> **Task description**
Restate exactly the lines that run from the start of the records below to the line containing "import plotly.graph_objects as go", counting both ends, and nothing else; pictures stay out.

============================================================

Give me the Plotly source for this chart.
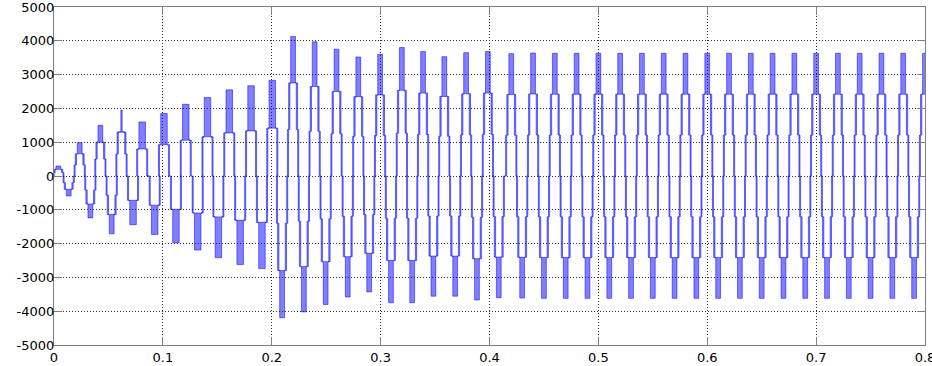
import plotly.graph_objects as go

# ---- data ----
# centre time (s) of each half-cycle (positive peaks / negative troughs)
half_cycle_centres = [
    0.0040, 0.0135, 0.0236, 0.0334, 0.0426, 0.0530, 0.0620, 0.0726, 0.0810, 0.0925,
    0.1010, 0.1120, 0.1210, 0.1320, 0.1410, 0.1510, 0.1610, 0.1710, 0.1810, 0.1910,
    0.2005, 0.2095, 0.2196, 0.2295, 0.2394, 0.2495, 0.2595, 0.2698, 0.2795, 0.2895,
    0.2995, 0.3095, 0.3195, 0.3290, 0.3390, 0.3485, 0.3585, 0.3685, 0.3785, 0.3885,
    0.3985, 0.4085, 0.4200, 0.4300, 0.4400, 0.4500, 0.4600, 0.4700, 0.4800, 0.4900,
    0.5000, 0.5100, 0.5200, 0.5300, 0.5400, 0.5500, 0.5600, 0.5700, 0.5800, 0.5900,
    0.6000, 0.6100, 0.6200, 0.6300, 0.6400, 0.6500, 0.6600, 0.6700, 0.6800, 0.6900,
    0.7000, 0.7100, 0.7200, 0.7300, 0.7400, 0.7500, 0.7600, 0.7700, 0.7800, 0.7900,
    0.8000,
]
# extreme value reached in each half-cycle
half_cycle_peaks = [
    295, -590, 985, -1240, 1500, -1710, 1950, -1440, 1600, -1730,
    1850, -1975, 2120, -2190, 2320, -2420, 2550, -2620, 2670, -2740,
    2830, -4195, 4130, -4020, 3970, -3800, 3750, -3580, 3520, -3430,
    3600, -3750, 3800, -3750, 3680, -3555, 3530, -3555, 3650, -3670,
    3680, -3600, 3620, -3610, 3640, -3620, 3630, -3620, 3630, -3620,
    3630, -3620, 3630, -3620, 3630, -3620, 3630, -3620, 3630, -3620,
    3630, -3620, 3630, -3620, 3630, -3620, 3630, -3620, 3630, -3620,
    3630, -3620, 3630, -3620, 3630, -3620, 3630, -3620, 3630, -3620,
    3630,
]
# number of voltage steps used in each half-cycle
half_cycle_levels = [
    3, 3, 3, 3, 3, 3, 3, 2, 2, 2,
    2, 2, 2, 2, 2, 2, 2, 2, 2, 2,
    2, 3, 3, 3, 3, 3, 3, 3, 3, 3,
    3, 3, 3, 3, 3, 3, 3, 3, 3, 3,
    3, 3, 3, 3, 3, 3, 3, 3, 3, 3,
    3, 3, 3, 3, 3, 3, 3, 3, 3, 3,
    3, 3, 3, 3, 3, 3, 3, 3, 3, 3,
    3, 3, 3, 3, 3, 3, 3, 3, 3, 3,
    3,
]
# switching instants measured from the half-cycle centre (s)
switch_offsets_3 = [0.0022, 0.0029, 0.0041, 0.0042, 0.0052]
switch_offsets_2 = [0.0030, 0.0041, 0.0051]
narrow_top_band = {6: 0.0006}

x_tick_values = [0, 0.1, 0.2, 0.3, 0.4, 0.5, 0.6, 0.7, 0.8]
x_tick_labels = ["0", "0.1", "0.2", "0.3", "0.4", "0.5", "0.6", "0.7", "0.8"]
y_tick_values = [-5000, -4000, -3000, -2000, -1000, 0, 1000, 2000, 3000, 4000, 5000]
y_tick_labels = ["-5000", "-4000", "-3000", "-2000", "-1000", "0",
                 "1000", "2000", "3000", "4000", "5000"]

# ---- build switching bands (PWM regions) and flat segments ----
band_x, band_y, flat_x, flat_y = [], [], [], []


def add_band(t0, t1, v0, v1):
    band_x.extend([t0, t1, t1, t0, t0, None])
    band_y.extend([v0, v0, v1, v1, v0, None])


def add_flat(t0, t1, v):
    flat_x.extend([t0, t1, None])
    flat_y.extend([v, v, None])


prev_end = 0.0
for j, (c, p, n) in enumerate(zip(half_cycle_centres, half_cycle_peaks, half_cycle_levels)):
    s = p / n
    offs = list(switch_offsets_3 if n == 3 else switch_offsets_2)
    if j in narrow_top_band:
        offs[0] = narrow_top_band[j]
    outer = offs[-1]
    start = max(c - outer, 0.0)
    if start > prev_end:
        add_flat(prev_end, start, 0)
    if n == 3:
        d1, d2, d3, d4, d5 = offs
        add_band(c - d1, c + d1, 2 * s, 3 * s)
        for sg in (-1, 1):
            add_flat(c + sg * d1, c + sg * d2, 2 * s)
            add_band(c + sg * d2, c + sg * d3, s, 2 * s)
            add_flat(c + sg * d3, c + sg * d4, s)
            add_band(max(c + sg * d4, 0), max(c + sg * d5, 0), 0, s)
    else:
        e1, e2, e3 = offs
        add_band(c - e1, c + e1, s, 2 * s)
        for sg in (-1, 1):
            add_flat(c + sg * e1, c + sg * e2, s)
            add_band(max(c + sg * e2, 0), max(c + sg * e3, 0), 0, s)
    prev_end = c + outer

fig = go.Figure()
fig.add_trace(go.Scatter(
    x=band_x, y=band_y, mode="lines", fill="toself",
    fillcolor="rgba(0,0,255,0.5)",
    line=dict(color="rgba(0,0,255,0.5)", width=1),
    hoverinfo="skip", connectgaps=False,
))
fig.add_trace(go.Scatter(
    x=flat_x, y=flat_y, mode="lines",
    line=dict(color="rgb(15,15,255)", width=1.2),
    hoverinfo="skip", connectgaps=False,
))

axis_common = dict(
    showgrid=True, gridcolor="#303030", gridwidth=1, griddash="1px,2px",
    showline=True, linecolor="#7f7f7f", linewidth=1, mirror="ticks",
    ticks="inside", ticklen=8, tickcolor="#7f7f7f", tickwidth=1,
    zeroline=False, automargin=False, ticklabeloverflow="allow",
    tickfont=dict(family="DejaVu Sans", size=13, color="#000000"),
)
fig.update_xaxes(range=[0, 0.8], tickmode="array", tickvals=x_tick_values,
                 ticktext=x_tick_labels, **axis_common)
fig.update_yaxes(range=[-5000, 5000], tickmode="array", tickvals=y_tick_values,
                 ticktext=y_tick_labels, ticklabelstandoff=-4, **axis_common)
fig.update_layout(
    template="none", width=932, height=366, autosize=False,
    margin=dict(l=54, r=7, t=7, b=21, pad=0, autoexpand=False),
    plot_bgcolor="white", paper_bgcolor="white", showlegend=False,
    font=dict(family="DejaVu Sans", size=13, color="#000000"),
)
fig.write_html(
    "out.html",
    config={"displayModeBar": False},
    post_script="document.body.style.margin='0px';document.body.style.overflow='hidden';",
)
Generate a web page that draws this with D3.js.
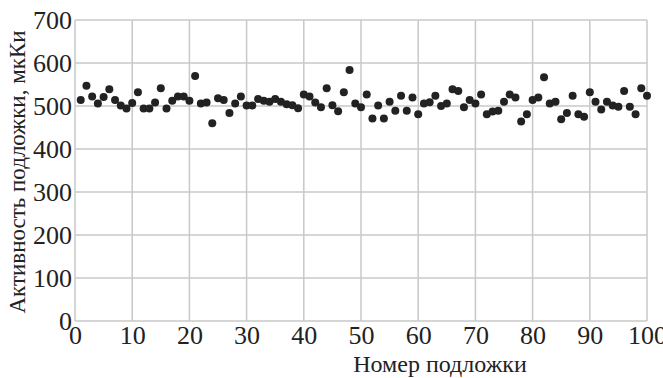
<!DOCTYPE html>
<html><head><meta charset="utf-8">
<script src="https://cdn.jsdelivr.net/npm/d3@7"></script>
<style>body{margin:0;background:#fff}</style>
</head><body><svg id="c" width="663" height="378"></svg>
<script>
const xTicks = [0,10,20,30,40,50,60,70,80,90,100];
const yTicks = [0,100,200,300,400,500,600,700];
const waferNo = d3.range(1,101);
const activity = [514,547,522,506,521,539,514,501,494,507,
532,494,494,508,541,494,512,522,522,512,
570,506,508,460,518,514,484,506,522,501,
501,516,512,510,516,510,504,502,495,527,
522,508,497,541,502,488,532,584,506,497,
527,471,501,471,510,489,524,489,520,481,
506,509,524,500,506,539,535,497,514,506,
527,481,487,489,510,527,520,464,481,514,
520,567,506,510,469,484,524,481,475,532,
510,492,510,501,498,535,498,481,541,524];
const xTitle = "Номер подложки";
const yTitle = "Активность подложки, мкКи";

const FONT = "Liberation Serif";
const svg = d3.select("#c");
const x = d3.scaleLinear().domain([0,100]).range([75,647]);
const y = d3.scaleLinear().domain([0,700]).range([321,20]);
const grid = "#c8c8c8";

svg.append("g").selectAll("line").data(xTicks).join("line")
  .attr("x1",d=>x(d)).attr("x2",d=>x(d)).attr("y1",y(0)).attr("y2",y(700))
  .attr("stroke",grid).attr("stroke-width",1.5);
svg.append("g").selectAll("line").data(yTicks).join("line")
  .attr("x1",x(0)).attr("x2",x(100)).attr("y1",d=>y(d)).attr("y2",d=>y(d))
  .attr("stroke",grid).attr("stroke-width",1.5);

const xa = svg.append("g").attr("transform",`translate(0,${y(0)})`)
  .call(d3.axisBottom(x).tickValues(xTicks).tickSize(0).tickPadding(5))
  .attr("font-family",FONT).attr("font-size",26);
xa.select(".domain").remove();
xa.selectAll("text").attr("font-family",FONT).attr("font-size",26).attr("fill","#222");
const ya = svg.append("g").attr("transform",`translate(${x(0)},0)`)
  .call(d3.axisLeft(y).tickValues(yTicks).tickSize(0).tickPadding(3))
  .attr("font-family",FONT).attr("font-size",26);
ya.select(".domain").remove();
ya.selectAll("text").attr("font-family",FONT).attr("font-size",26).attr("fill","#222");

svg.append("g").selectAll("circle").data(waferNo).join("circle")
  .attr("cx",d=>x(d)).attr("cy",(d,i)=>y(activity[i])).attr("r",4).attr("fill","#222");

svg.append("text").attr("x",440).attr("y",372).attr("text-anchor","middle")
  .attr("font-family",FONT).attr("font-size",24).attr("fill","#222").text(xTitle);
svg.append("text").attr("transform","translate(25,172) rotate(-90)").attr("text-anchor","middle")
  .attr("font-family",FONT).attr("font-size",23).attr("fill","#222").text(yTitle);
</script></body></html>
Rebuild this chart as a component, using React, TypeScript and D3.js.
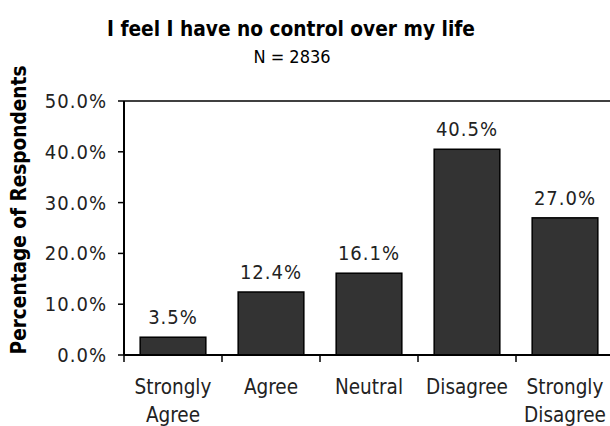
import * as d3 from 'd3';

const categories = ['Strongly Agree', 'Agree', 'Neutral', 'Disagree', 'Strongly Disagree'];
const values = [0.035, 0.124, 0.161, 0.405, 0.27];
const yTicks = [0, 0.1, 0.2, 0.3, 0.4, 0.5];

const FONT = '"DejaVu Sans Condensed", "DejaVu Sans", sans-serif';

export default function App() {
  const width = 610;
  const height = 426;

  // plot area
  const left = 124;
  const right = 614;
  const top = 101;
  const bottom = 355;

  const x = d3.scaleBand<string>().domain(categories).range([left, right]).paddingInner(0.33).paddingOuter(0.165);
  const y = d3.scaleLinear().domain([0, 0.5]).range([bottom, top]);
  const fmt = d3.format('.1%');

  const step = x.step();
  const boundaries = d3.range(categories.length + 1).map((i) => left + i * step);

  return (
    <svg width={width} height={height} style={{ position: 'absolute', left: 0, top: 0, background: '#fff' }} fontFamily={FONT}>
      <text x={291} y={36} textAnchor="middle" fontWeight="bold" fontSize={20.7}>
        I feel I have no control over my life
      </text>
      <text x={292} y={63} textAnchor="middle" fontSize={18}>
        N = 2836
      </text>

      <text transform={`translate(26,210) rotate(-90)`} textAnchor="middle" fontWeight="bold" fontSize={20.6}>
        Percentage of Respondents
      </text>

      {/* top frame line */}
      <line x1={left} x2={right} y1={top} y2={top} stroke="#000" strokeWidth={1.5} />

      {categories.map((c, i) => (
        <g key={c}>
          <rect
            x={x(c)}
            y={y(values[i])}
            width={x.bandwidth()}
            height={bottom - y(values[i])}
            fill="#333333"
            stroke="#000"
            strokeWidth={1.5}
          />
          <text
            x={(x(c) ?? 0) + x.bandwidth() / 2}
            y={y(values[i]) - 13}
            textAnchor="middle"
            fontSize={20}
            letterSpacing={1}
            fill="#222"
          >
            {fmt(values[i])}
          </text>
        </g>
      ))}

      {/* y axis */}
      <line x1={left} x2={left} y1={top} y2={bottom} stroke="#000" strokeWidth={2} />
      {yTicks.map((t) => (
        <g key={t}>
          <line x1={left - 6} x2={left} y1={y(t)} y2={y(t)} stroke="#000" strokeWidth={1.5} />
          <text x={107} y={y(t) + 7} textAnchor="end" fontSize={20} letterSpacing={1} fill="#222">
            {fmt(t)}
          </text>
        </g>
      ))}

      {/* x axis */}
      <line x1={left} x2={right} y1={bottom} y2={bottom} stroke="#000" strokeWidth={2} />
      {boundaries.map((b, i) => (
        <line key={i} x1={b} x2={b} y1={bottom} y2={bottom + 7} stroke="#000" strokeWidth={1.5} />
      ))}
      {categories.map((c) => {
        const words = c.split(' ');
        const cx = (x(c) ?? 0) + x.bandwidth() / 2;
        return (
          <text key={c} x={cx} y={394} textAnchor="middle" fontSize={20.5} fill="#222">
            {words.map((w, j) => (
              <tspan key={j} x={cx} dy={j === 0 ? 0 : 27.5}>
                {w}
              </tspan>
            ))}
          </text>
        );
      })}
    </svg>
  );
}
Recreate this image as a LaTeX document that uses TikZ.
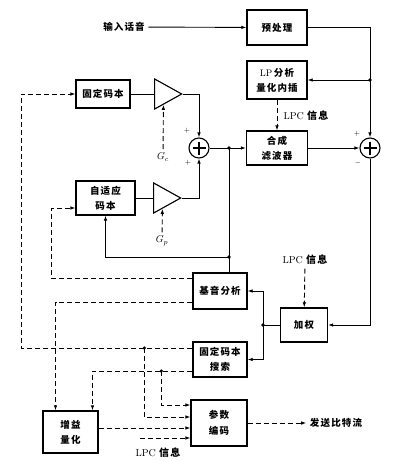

============================================================

> **Task result**
Give me the Plotly source for this chart.
import plotly.graph_objects as go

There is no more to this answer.